In all my life, I have spoken to him about this for not more than 60 seconds. He was affected by polio as a child and had to be carried from room to room. This man, who studied in a Malayalam medium school till class V, went on to become the Chief Executive of a “mainstream” conglomerate in India and the CEO of an American firm. At an age where people would choose to hang their boots up, he established his entrepreneurial venture. He leads a normal life – he goes on long walks, he drives, he swims, I’ve even seen him dance. This self-made man is my father.

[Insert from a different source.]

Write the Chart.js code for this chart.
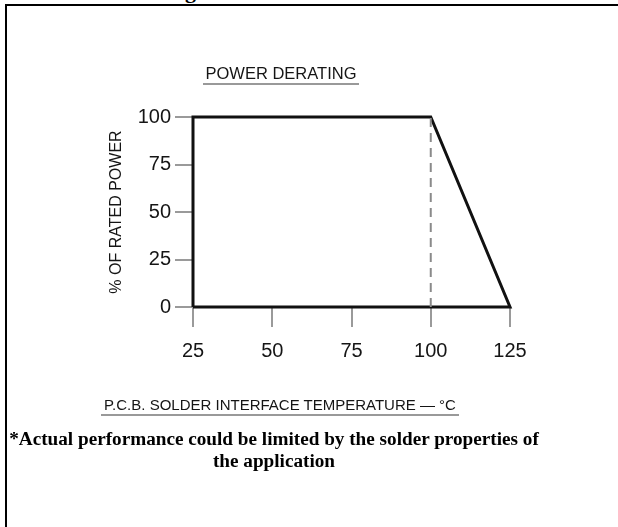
<!DOCTYPE html>
<html>
<head>
<meta charset="utf-8">
<script src="https://cdn.jsdelivr.net/npm/chart.js@4/dist/chart.umd.min.js"></script>
<style>
  html, body { margin: 0; padding: 0; background: #fff; }
  body { width: 618px; height: 527px; position: relative; overflow: hidden; }
  #frame { position: absolute; left: 5px; top: 4px; width: 700px; height: 600px;
           border-top: 2px solid #000; border-left: 2px solid #000; }
  #cut { position: absolute; top: -22px; left: 0; width: 196px; text-align: right;
         font: bold 22px "Liberation Serif", "Times New Roman", serif; color: #000; }
  #wrap { position: absolute; left: 0; top: 0; width: 618px; height: 527px; }
  .t { position: absolute; font-family: "Liberation Sans", Arial, sans-serif; color: #151515; white-space: nowrap; }
  #title { left: 0; width: 562px; text-align: center; top: 64px; font-size: 16.5px; }
  #title span, #xtitle span { border-bottom: 2px solid #999; padding: 0 3px 1px 3px; }
  #xtitle { left: 0; width: 560px; text-align: center; top: 396px; font-size: 15px; }
  #note { position: absolute; left: 0; width: 548px; text-align: center; top: 428px;
          font: bold 19.2px/22px "Liberation Serif", "Times New Roman", serif; color: #000; }
</style>
</head>
<body>
<div id="cut">Derating</div>
<div id="frame"></div>
<div id="wrap"><canvas id="c" width="618" height="527"></canvas></div>
<div class="t" id="title"><span>POWER DERATING</span></div>
<div class="t" id="xtitle"><span>P.C.B. SOLDER INTERFACE TEMPERATURE — °C</span></div>
<div id="note">*Actual performance could be limited by the solder properties of<br>the application</div>
<script>
// Data
const temperatures = [25, 25, 100, 125, 25];     // °C, closed derating outline
const ratedPower   = [0, 100, 100, 0, 0];        // % of rated power
const kneeTemp     = [100, 100];
const kneePower    = [0, 100];
const xTicks = [25, 50, 75, 100, 125];
const yTicks = [0, 25, 50, 75, 100];
const yAxisLabel = "% OF RATED POWER";

const outline = temperatures.map((t, i) => ({ x: t, y: ratedPower[i] }));
const knee = kneeTemp.map((t, i) => ({ x: t, y: kneePower[i] }));

const tickFont = { family: "'Liberation Sans', Arial, sans-serif", size: 20 };

new Chart(document.getElementById('c'), {
  type: 'scatter',
  data: {
    datasets: [
      { data: knee, showLine: true, borderColor: '#8a8a8a', borderWidth: 2,
        borderDash: [9, 6], pointRadius: 0, clip: false },
      { data: outline, showLine: true, borderColor: '#111', borderWidth: 3,
        pointRadius: 0, clip: false, borderJoinStyle: 'miter' }
    ]
  },
  options: {
    responsive: false,
    animation: false,
    events: [],
    layout: { padding: { left: 0, top: 117, right: 108, bottom: 160 } },
    plugins: { legend: { display: false }, tooltip: { enabled: false }, title: { display: false } },
    scales: {
      x: {
        type: 'linear', min: 25, max: 125,
        afterBuildTicks: s => { s.ticks = xTicks.map(v => ({ value: v })); },
        afterFit: s => { s.height = 60; },
        grid: { drawOnChartArea: false, tickLength: 20, color: '#9a9a9a', lineWidth: 2 },
        border: { display: false },
        ticks: { font: tickFont, color: '#151515', padding: 12, maxRotation: 0 }
      },
      y: {
        type: 'linear', min: 0, max: 100,
        afterBuildTicks: s => { s.ticks = yTicks.map(v => ({ value: v })); },
        afterFit: s => { s.width = 193; },
        grid: { drawOnChartArea: false, tickLength: 18, color: '#9a9a9a', lineWidth: 2 },
        border: { display: false },
        ticks: { font: tickFont, color: '#151515', padding: 4 },
        title: { display: true, text: yAxisLabel, color: '#151515',
                 font: { family: "'Liberation Sans', Arial, sans-serif", size: 16 },
                 padding: { top: 107, bottom: 0 } }
      }
    }
  }
});
</script>
</body>
</html>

I came to learn about the International Day for People with Disabilities a few months back. Close on the heels of this, I had the opportunity to participate in a recruitment drive for persons with disabilities. Most applicants to my company were polio affected. I was a little crestfallen, since I have never viewed polio as a disability! My father NEVER played the “disability” card either personally or professionally, consequently, my mind refuses to equate my dad’s condition with disability.
This brought back an unpleasant experience that I had as a recruiter. I was with the hiring manager at an interview for a sales position, and a candidate walked in with a noticeable limp. After a short interview, the hiring manager seemed very dismissive of his candidature. He expressed considerable doubt regarding his ability to sell and blurted out an appalling statement – “What would a client think if we sent a person like him to represent out brand?” I was infuriated; he had touched a raw nerve. What was “person like him” even supposed to mean? I reported this incident, he was issued a verbal warning and I was asked to “orient” him towards dealing with “such” situations.
In my limited experience, I have found that people with disabilities do not want sympathy, they would be happy with some empathy. They do not want special privileges or leeway with rules. They would appreciate not being stared at. All they want is a fair chance to compete. And for heaven’s sake, they are “normal” people.
It is amazing how the corporate world does its bit – Diversity & Inclusion and the likes, but I think we must first address the biggest disability that the human race has to deal with – that of the mind.